Sunday, July 8, 2018

Explaining Materialism by Paul Cockshott




Democracy and Class Struggle in our recent investigation of Frankfurt School pointed out their opposition to materialism which which they identified as a problem of Marxism rather than a strength of Marxism - here is a video by Paul Cockshott on materialism from Lucretius to Einstein which shows the materialist basis of Marxism as a strength not a weakness.


Professor J D Bernal on the Social function of Science - the difference between Marxism and Science

Now as science itself has proceeded almost entirely by the method of isolation, the Marxist method of thinking has often appeared to scientists as loose and unscientific, or, as they would put it, metaphysical. 

Isolation in science, however, can only be achieved by a rigorous control of the circumstances of the experiment or application. Only when all the factors are known is scientific prediction, in the full sense, possible. 

Now it is quite clear that where new things are coming into the universe all the factors cannot be known, and that therefore the method of scientific isolation fails to deal with these new things. But from the human point of view it is as necessary to be able to deal with new things as with the regular order of nature. 

Science may be perfectly right in restricting itself to the latter. 

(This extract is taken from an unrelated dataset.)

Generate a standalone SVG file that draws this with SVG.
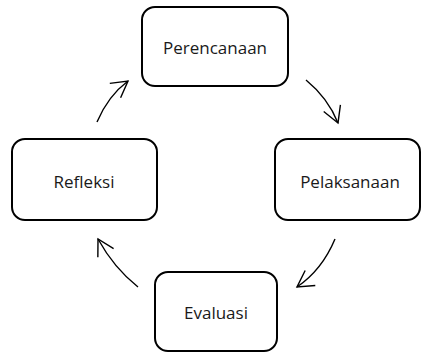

But then it is wrong if it implies that outside this regular order the human mind is helpless, that if something cannot be dealt with “scientifically” it cannot be dealt with rationally.




The great contribution of Marxism is to extend the possibility of rationality in human problems to include those in which radically new things are happening

It can only do so, however, subject to certain necessary limitations.

In the first place, the degree of prediction where new things are concerned can never be of the same order of exactitude as in the regular and isolated operations of science. 

Exact knowledge, which has been looked on as an ideal, is, however, not the only alternative to no knowledge at all. 

There are even very large regions inside science itself where exact knowledge is impossible. 

The whole trend of modern physics has, for instance, shown that it is hopeless to expect it in atomic phenomena. But there the difficulty is circumvented by relying on the exactness of the statistical knowledge of a large number of events. 

In a similar way, the exact dates and localities of the critical changes, the wars and revolutions which effect human society, are unpredictable, but here statistical methods are not fully applicable, there being only one human society. 

Nevertheless, the intrinsic instability of certain economic and technical systems is something which can be generally established and their breakdown becomes, within a wide range of years, inevitable.

There can be no question, even to those completely unaware of the methods by which the Marxist predictions are reached, that the Marxists have some way of analysing the development of affairs which enables them to judge far in advance of scientific thinkers what the trend of social and economic development is to be. 

The uncritical acceptance of this, however, leads many into believing that Marxism is simply another providential teleology, that Marx had mapped the necessary lines of social and economic development which men willy nilly must follow. 

This a complete misunderstanding. Marxist predictions are not the result of working out such a scheme of development.

 On the contrary they emphasize the impossibility of doing this.

What can be seen at any given moment is the composition of the economic and political forces of the times, their necessary struggle and the new conditions which will be the result. But beyond that we can only foresee a process which has not ended and will necessarily take on new and strictly unpredictable forms. 


The value of Marxism is as a method and a guide to action, not as a creed and a cosmogony.